With the rise in virtual learning in the last couple of years, many educators have found that assigning activities allows kids to work independently or with minimal guidance. More importantly, no screens are required. Many activities can be done with little effort and using household items, yet still provide an excellent learning opportunity!
Require written homework to be turned in electronically
Requiring the learner to complete written homework ensures they balance the time they are digitally engaged with the time they are not. For example, they can write stories, complete math problems, or work on an art project by hand, then take a photo and submit it electronically. This strategy reduces screen time, ensuring virtual students are physically engaged while learning.
Limit passive screen time
A child’s attention span often depends on their engagement with the content. And engagement can be boosted by participation. If you use interactive learning techniques, the child will likely be more interested in the topic. On the other hand, passive screen time, such as YouTube videos, can increase the likelihood that the learner will ‘check out’ and stop paying attention. Limiting passive time ensures that when children do have screen time, they make the most out of it.
Minimize after-school screen time
No matter how effectively an online educator minimizes screen time during school hours, they cannot control what happens afterward. Managing screen time requires a partnership between educators and parents. Parents must also implement rules at home that support the limited use of digital devices. And this is best done by encouraging other activities that don’t involve technology. For example, spending time outdoors is incredibly stimulating for growing minds.
Break up the day
An in-person school day is broken up by recess and lunch. These breaks provide time for learners to de-stress and wear off pent-up energy. And even class time is broken up between activities, independent learning, mini-lessons, and group work. Segmenting activities ensure kids have enough variety to keep their minds engaged and interested. A virtual school day should be no different. However, you can more effectively manage screen time by incorporating different teaching strategies, activities, and break time.

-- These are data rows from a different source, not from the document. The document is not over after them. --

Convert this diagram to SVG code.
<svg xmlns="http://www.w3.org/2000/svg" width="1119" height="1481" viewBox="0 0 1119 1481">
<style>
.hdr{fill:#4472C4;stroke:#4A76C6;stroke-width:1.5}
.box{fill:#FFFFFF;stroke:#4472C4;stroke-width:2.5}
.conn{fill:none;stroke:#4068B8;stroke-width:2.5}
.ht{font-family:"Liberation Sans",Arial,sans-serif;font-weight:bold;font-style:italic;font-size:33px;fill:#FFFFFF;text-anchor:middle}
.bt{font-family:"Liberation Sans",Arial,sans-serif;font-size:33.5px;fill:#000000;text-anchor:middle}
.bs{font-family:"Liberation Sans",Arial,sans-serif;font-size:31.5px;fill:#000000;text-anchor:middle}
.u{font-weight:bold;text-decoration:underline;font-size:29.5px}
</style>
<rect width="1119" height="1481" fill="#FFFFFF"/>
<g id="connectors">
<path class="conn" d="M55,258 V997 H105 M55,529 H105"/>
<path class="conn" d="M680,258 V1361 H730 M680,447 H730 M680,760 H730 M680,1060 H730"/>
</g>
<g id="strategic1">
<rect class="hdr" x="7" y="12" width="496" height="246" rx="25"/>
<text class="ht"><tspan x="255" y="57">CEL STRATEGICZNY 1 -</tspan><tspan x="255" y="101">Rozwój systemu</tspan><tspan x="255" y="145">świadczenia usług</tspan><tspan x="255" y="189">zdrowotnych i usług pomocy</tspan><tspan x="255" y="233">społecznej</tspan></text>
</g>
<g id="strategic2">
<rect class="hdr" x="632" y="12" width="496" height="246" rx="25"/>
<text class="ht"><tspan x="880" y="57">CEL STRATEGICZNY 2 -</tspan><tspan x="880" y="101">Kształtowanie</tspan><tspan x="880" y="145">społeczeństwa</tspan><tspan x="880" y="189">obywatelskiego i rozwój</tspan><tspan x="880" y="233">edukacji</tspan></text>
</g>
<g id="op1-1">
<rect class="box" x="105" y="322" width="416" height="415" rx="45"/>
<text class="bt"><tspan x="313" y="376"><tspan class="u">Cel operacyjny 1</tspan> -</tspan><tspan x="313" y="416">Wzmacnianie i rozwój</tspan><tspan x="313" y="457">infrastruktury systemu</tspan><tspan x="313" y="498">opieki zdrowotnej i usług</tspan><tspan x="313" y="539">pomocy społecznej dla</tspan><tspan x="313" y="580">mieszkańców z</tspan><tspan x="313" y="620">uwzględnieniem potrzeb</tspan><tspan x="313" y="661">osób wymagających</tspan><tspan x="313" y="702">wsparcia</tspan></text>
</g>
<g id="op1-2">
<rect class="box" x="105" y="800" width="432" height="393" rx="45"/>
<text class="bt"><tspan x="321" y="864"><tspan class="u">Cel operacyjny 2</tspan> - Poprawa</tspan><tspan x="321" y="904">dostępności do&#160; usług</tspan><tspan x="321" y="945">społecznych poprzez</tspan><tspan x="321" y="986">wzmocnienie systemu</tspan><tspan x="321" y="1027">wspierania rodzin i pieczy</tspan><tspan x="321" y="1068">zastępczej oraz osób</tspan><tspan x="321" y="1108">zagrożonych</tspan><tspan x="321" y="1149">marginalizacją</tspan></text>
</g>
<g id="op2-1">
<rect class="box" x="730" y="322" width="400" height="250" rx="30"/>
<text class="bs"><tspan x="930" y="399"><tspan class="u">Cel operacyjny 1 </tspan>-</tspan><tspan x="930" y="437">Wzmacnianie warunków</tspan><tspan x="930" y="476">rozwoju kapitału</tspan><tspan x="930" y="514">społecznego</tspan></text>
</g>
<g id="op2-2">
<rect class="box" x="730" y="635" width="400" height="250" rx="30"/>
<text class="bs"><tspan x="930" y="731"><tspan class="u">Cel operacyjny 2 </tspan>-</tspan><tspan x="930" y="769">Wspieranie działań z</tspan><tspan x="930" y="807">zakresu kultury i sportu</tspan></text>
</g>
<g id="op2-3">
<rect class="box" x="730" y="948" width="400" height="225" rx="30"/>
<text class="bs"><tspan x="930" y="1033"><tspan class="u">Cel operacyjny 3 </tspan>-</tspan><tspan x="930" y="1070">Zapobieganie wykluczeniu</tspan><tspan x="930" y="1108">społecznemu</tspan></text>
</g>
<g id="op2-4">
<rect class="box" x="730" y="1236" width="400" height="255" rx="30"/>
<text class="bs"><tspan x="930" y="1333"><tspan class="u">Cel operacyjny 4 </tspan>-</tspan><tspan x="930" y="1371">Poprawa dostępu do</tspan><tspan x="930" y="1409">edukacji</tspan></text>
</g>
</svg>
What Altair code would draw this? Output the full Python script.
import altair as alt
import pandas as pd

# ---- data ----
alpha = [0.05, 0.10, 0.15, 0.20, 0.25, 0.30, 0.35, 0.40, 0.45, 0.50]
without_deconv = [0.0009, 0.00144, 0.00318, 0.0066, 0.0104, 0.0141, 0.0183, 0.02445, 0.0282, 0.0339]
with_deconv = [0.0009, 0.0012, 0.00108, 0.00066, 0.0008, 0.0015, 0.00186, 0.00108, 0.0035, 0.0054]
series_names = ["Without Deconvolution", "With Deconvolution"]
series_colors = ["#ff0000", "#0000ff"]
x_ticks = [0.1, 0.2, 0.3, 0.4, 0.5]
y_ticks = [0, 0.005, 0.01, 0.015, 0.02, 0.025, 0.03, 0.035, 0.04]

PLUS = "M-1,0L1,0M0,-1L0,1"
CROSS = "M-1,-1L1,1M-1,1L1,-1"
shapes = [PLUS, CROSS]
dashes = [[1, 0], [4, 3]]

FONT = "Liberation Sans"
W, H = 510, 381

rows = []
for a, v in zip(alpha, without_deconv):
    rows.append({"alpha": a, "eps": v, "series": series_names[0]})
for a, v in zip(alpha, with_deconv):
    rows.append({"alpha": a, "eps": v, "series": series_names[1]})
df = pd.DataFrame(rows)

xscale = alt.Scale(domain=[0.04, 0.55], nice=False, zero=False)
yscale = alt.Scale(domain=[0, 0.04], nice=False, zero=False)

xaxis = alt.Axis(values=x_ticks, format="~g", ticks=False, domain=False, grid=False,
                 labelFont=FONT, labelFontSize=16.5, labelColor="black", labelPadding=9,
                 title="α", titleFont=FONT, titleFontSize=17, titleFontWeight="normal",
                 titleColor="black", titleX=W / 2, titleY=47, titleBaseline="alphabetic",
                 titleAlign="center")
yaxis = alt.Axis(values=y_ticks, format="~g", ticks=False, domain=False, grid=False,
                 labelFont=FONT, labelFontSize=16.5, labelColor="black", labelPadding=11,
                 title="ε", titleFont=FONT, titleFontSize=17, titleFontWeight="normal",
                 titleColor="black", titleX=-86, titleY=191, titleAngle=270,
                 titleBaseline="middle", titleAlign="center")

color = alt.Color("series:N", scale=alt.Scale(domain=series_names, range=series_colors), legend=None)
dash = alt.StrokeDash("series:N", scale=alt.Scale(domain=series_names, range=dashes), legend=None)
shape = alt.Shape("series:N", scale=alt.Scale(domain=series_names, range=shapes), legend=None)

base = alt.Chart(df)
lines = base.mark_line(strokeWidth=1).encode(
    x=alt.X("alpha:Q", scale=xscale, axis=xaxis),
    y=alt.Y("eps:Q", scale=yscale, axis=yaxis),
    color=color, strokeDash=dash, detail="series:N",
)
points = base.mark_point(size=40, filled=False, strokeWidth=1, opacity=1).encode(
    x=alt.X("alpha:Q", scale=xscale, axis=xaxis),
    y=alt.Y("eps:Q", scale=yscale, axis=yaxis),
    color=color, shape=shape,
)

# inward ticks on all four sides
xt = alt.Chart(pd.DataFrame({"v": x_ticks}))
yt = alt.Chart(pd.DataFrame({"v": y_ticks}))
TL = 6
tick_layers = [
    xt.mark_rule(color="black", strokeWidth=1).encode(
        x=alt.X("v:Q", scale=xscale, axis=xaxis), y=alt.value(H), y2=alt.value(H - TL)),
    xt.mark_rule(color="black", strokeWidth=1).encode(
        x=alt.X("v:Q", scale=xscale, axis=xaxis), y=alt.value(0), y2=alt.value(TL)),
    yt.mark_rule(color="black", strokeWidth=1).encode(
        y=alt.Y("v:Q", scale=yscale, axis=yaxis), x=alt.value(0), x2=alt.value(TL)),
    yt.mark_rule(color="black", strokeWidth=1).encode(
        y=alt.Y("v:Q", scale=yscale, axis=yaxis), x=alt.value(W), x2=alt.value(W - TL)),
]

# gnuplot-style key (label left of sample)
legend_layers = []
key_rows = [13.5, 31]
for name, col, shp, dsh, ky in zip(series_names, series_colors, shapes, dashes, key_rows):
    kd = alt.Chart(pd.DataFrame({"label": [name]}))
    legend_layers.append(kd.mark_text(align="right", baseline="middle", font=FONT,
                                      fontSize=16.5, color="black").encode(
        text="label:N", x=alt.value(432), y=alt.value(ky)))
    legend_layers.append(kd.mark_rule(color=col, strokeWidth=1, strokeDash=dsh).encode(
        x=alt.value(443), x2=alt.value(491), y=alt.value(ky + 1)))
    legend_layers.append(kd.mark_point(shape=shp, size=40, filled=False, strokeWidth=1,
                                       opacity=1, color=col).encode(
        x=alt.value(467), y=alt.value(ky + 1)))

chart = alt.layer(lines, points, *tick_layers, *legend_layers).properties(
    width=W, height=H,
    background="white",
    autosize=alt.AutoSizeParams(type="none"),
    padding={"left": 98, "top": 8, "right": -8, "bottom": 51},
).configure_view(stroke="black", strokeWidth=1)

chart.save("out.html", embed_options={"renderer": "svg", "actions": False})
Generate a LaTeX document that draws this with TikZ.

Manage your own screen time
Many parents worry about the effects of too much screen time on their children. Yet, they don’t seem concerned about their own use of these devices. But it’s vital to remember that children model the behavior they see. If you aren’t limiting your screen time, your child will not know how to regulate their behaviors.
Stick to the basics
It’s easy to get caught up in the flashiness of new technology. You might be in awe of the capabilities of your educational platform, but if it’s intimidating to you, think of how overwhelming it could be for young children. So instead of focusing on what technology can do, think about what it should do in the classroom.
Online schooling can be highly beneficial for many students. But it also brings additional challenges. Overcoming these challenges is a necessary part of ensuring academic success. And managing screen time is essential for promoting healthy learning and reducing mental health issues in the youth of this country. Virtual educators and parents can benefit from using these strategies to effectively manage screen time and create a positive learning environment.